Profissão de risco
Nei Lopes
Há uns 20 anos, ainda sob a antiga Lei Autoral, a concentração de renda na música brasileira já era escandalosa. Na época, a partir de relatórios divulgados pelo Ecad, via-se que a arrecadação anual, conjunta, dos 11 maiores autores de nossa canção de então não chegava ao que recebia apenas um dos grupos multinacionais (gravadora e editora) no país.
Mudou a lei, mas a maior parte da renda de nossos direitos continua indo para as mãos das "multis". Mas isso sem ilegalidade ou ilicitude! É que, mesmo consagrando o "poder da criação" como um atributo exclusivo da pessoa física, a lei equipara a esse criador a pessoa jurídica (gravadora ou editora) a quem ele ceder os direitos sobre sua obra.
O compositor cria a música e, na gravação, assina um contrato no qual a editora vira uma espécie de "sócia", recebendo em torno de 25% sobre o que a obra render. Aí acontece a absurda concentração de renda que faz com que, do bolo distribuído, o criador de música, mesmo quando bem aquinhoado, só tenha direito ao farelo.

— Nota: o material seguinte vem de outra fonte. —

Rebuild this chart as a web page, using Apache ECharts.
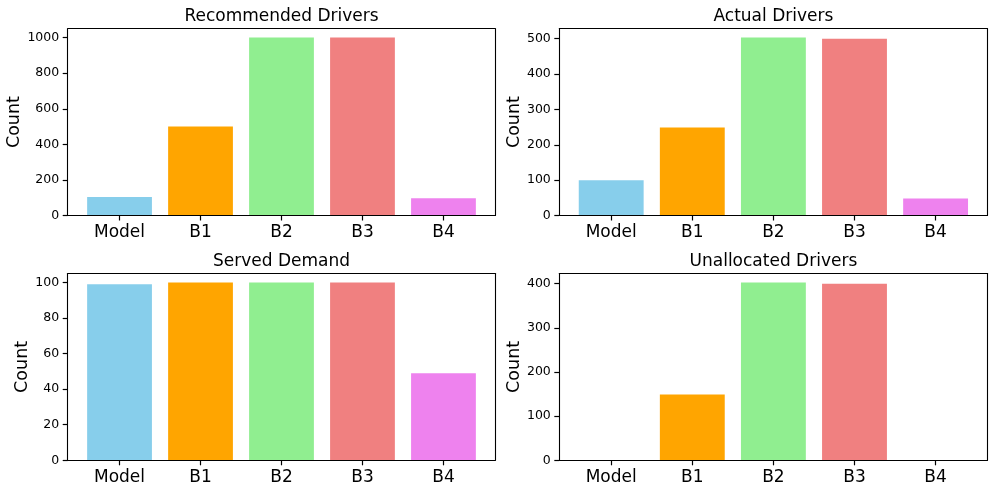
<!DOCTYPE html>
<html>
<head>
<meta charset="utf-8">
<script src="https://cdn.jsdelivr.net/npm/echarts@6/dist/echarts.min.js"></script>
<style>
html,body{margin:0;padding:0;background:#fff;}
#chart{width:996px;height:494px;}
</style>
</head>
<body>
<div id="chart"></div>
<script>
// ---- data ----
const categories = ['Model', 'B1', 'B2', 'B3', 'B4'];
const barColors = ['#87CEEB', '#FFA500', '#90EE90', '#F08080', '#EE82EE'];
const recommendedDrivers = [104, 500, 1000, 1000, 97];
const actualDrivers = [100, 249, 503, 500, 48];
const servedDemand = [99, 100, 100, 100, 49];
const unallocatedDrivers = [0, 149, 403, 400, 0];
const recommendedTicks = [0, 200, 400, 600, 800, 1000];
const actualTicks = [0, 100, 200, 300, 400, 500];
const servedTicks = [0, 20, 40, 60, 80, 100];
const unallocatedTicks = [0, 100, 200, 300, 400];
const titles = ['Recommended Drivers', 'Actual Drivers', 'Served Demand', 'Unallocated Drivers'];
const yLabel = 'Count';

// ---- layout ----
const FONT = 'DejaVu Sans';
const panels = [
  { title: titles[0], data: recommendedDrivers, ticks: recommendedTicks, left: 67.7, right: 495.3, top: 28.7, bottom: 215.5, nameGap: 42 },
  { title: titles[1], data: actualDrivers, ticks: actualTicks, left: 559.3, right: 987.5, top: 28.7, bottom: 215.5, nameGap: 33.5 },
  { title: titles[2], data: servedDemand, ticks: servedTicks, left: 67.7, right: 495.3, top: 273.5, bottom: 460.3, nameGap: 34.5 },
  { title: titles[3], data: unallocatedDrivers, ticks: unallocatedTicks, left: 559.3, right: 987.5, top: 273.5, bottom: 460.3, nameGap: 33.5 }
];
const xMin = -0.64, xMax = categories.length - 1 + 0.64;
const catIdx = categories.map((c, i) => i);
const ls = () => ({ color: '#000', width: 1.1 });
const tickLs = () => ({ color: '#000', width: 1.2 });

const option = { animation: false, backgroundColor: '#fff', title: [], grid: [], xAxis: [], yAxis: [], series: [] };

panels.forEach((p, k) => {
  const w = p.right - p.left;
  const h = p.bottom - p.top;
  const maxV = Math.max.apply(null, p.data);
  option.grid.push({ left: p.left, top: p.top, width: w, height: h, show: false, containLabel: false });
  option.title.push({
    text: p.title, left: (p.left + p.right) / 2, top: p.top - 20.5, textAlign: 'center', padding: 0,
    textStyle: { fontFamily: FONT, fontSize: 17, fontWeight: 'normal', color: '#000' }
  });
  // bottom x axis (with ticks and labels)
  option.xAxis.push({
    type: 'value', gridIndex: k, min: xMin, max: xMax, position: 'bottom', z: 5,
    axisLine: { show: true, onZero: false, lineStyle: ls() }, splitLine: { show: false },
    axisTick: { show: true, customValues: catIdx, length: 5, lineStyle: tickLs() },
    axisLabel: { show: true, customValues: catIdx, margin: 8.5, formatter: v => categories[Math.round(v)],
      fontFamily: FONT, fontSize: 17, color: '#000' }
  });
  // top frame line
  option.xAxis.push({
    type: 'value', gridIndex: k, min: xMin, max: xMax, position: 'top', z: 5,
    axisLine: { show: true, onZero: false, lineStyle: ls() }, splitLine: { show: false },
    axisTick: { show: false }, axisLabel: { show: false }
  });
  // left y axis
  option.yAxis.push({
    type: 'value', gridIndex: k, min: 0, max: maxV * 1.05, position: 'left', z: 5,
    name: yLabel, nameLocation: 'middle', nameGap: p.nameGap, nameRotate: 90,
    nameTextStyle: { fontFamily: FONT, fontSize: 17.5, color: '#000' },
    axisLine: { show: true, onZero: false, lineStyle: ls() }, splitLine: { show: false },
    axisTick: { show: true, customValues: p.ticks, length: 5, lineStyle: tickLs() },
    axisLabel: { show: true, customValues: p.ticks, margin: 8.5, formatter: v => String(v),
      fontFamily: FONT, fontSize: 12.5, color: '#000' }
  });
  // right frame line
  option.yAxis.push({
    type: 'value', gridIndex: k, min: 0, max: maxV * 1.05, position: 'right', z: 5,
    axisLine: { show: true, onZero: false, lineStyle: ls() }, splitLine: { show: false },
    axisTick: { show: false }, axisLabel: { show: false }
  });
  option.series.push({
    type: 'bar', xAxisIndex: 2 * k, yAxisIndex: 2 * k,
    barWidth: 0.8 * w / (xMax - xMin),
    data: p.data.map((v, i) => ({ value: [i, v], itemStyle: { color: barColors[i] } }))
  });
});

const chart = echarts.init(document.getElementById('chart'), null, { renderer: 'canvas' });
chart.setOption(option);
</script>
</body>
</html>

Cessão de direitos faz quem quer, gosta ou precisa! Mas o grande caso é que ela, além de transferir o direito do criador para a grande empresa, transfere também o poder de decisão. E aí está a base da problemática da gestão do "famigerado" Ecad, no qual autores e empresas são representados por suas respectivas associações – o voto de cada uma valendo, porém, segundo o peso de sua arrecadação.
Como as antigas "sociedades arrecadadoras", o Ecad, talvez por ser um órgão que cobra, tem má fama, sim! Mas, nos tempos e no país em que vivemos, isso não é apanágio de poucas instituições. E acontece que esse bureau, unificando a cobrança e a distribuição dos nossos direitos autorais e recebendo, das sociedades gestoras que o compõem, para alimentação de suas unidades de processamento, dados bons e valiosos, é hoje parte de um sistema importante. Muito melhor, operacionalmente, que o existente antes de sua criação, em 1973.
A má imagem do Ecad e o desconhecimento da sistemática de seu funcionamento geraram uma cultura de estímulo à inadimplência, prejudicando a todos. Hoje, cerca de 40% de emissoras de radiodifusão se negam a pagar direitos sobre as músicas que tocam.
E esse "caldo de cultura" chega também a inúmeros projetos legislativos, criados para eximir do cumprimento da legislação autoral os que utilizam publicamente nossas obras. Por essas e outras é que a criação da rica música brasileira – que deveria ser uma atividade de ricos – é, cada vez mais, uma profissão de risco.